YOUR GOAL
Copy each line below in which the word "recreates" occurs.

EXERCISE INPUT
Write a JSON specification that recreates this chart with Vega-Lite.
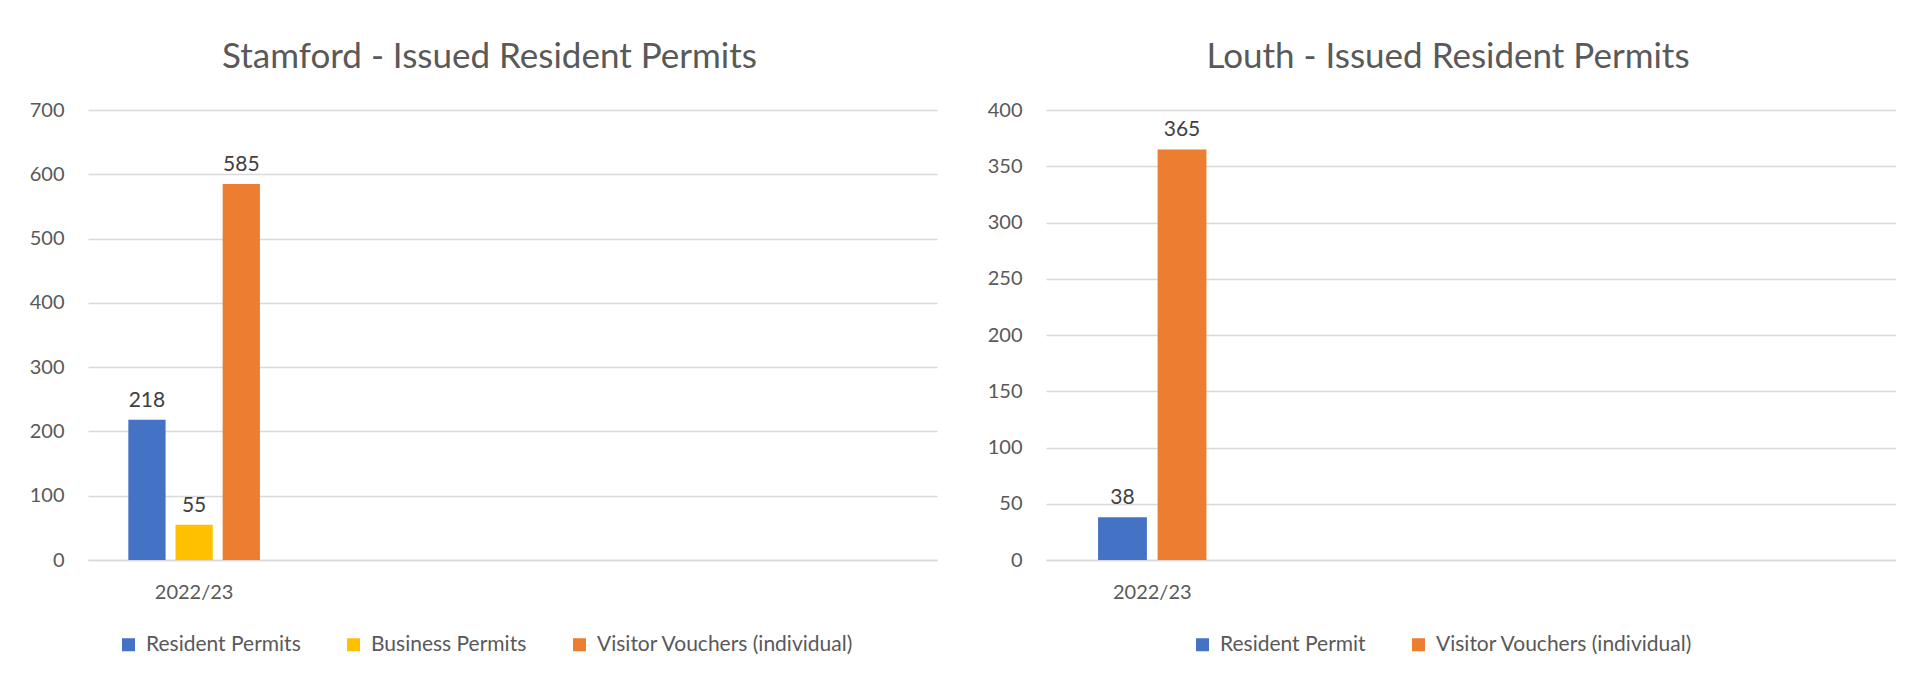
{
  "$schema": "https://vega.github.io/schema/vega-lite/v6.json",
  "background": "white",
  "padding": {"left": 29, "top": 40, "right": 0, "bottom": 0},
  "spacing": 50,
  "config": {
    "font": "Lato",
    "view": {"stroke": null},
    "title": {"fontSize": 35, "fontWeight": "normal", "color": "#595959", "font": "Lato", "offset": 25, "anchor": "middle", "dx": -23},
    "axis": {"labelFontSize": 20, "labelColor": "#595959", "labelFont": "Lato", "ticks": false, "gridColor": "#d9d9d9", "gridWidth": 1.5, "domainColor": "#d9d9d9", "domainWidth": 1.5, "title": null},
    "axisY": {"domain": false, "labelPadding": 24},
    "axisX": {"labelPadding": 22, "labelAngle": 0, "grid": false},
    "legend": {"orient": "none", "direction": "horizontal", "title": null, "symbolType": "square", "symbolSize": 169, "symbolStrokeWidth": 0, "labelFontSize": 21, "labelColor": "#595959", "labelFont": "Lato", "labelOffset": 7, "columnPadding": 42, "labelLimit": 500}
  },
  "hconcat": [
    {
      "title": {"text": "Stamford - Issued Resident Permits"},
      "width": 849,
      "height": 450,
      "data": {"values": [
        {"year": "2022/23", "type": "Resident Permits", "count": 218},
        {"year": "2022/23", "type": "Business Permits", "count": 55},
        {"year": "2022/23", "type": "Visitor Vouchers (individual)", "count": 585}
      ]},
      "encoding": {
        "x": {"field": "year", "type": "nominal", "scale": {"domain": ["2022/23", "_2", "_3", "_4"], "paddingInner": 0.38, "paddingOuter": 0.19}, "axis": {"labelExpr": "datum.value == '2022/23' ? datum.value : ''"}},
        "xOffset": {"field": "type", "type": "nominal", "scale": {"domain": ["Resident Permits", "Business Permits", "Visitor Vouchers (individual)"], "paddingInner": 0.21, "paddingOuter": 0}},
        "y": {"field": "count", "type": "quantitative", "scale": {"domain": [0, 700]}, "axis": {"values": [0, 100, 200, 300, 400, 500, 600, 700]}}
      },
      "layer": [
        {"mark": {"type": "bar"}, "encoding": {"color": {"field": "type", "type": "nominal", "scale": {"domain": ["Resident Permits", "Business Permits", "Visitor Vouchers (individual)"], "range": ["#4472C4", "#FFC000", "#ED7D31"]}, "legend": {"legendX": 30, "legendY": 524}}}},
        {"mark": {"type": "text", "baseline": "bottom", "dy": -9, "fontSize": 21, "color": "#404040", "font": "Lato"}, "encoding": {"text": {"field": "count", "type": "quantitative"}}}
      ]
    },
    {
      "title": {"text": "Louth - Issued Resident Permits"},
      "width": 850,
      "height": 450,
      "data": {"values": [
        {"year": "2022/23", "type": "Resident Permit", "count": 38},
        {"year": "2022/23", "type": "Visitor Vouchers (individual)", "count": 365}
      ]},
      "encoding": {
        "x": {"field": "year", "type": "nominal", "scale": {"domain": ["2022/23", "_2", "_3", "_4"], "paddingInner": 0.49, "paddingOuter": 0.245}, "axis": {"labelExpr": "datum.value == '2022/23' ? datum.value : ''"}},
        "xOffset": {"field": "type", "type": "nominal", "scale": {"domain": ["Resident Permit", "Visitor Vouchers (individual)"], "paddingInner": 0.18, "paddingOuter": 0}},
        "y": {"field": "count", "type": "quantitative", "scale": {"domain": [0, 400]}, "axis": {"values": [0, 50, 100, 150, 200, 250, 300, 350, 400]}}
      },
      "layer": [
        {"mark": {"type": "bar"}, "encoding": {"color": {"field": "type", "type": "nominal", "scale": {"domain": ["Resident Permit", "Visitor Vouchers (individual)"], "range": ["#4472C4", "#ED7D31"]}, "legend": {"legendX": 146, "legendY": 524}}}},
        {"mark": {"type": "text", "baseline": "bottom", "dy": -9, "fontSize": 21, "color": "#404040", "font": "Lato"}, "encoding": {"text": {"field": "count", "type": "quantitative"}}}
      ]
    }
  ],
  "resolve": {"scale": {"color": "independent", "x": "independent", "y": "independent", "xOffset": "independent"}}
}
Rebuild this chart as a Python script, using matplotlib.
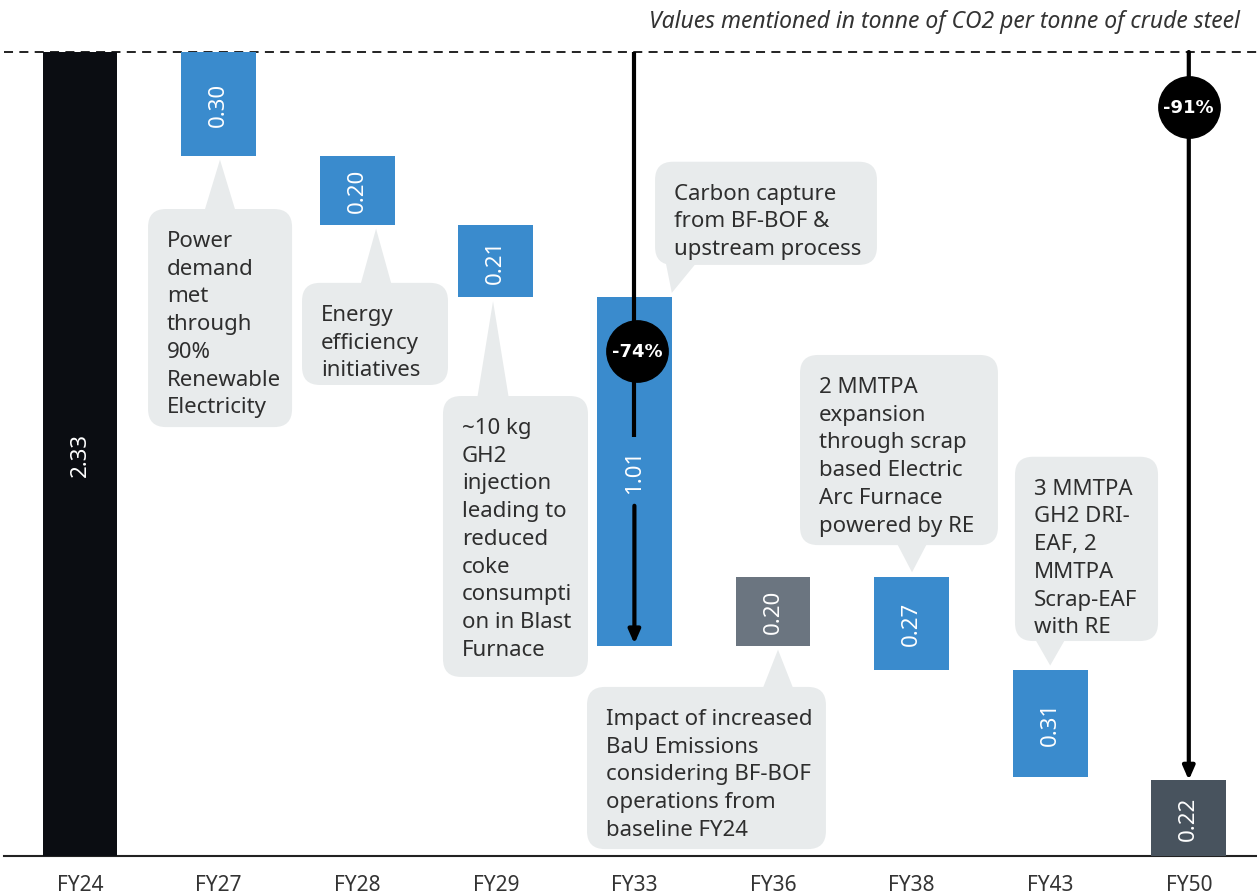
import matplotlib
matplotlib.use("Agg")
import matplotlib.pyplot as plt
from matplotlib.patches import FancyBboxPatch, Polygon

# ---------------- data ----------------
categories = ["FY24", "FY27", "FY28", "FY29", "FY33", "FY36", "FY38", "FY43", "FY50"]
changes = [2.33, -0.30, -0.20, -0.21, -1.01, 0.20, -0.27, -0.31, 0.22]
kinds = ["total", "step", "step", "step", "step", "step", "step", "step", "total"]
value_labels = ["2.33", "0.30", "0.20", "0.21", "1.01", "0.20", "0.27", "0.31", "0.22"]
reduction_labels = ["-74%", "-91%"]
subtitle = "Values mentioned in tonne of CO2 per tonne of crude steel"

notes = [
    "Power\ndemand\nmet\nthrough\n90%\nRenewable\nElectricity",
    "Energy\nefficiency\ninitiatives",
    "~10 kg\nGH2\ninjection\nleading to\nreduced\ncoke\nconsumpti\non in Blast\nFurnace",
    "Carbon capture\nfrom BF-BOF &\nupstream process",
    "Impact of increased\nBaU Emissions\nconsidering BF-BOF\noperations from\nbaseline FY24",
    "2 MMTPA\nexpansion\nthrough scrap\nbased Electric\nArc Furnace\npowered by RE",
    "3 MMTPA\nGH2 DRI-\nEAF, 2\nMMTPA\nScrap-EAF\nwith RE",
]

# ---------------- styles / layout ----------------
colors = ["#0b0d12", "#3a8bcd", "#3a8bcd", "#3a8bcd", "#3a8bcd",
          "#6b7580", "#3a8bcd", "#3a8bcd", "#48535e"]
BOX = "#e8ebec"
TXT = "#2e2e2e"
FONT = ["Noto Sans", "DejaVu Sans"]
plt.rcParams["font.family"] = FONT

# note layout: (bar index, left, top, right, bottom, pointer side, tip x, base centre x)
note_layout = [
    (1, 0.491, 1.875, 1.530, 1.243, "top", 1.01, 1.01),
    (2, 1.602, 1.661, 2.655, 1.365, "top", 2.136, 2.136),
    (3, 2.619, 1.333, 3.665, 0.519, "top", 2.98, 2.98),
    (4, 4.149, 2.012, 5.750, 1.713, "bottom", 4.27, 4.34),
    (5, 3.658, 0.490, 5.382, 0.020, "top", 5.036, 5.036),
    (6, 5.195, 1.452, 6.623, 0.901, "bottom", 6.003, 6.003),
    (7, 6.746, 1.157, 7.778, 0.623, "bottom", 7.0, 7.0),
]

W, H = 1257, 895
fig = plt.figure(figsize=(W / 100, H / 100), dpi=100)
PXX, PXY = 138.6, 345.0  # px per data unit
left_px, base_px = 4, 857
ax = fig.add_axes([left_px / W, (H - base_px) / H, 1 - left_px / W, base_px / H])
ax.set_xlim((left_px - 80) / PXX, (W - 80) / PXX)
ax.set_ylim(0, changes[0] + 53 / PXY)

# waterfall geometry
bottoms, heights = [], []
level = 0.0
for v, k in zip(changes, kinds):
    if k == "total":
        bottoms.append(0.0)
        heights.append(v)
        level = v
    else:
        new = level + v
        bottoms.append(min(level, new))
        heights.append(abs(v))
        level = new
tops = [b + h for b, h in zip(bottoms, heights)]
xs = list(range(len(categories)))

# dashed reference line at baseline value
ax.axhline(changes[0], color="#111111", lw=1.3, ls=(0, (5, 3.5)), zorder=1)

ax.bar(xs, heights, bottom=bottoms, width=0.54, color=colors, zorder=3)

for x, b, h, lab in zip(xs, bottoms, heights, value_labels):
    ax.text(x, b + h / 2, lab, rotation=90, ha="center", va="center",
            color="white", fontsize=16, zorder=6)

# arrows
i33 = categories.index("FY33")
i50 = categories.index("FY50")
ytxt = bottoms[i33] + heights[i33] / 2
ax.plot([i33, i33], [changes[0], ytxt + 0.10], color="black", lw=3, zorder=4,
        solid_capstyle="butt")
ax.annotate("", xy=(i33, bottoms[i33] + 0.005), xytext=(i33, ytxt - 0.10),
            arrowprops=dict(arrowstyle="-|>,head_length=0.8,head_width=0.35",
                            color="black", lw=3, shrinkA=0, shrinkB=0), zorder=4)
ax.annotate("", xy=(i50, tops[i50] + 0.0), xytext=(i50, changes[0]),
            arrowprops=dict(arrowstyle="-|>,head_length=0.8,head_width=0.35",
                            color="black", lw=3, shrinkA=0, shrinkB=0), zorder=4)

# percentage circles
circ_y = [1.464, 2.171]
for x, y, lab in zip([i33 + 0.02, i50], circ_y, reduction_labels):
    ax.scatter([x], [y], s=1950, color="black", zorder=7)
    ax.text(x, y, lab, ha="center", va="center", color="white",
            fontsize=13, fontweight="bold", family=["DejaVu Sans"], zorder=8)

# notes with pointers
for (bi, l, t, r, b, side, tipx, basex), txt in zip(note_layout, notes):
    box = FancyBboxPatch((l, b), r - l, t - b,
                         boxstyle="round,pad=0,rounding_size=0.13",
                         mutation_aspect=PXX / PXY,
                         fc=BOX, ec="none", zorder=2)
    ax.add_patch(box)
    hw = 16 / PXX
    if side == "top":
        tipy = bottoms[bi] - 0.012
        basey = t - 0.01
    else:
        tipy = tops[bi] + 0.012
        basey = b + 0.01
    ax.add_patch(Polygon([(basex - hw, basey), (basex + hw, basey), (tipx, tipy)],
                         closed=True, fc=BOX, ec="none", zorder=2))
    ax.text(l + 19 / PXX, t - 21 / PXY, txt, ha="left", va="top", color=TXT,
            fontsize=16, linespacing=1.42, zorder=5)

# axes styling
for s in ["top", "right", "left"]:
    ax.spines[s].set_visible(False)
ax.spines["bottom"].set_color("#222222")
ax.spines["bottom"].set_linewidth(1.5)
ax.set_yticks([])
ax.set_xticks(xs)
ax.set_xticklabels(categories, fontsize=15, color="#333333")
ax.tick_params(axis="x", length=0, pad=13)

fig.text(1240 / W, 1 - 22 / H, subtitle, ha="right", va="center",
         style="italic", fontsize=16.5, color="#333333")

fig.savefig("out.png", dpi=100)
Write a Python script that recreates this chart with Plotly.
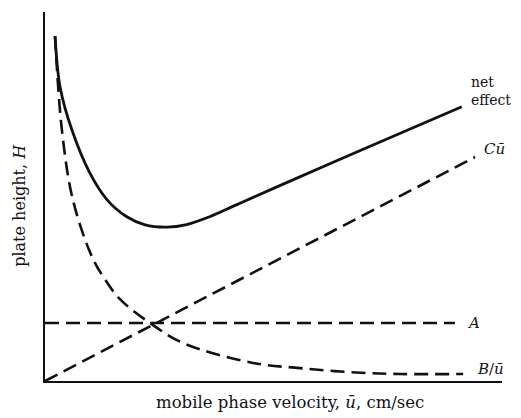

RESULT OF THE TASK
Write a JSON specification that recreates this chart with Vega-Lite.
Write a Python script that recreates this chart with Plotly.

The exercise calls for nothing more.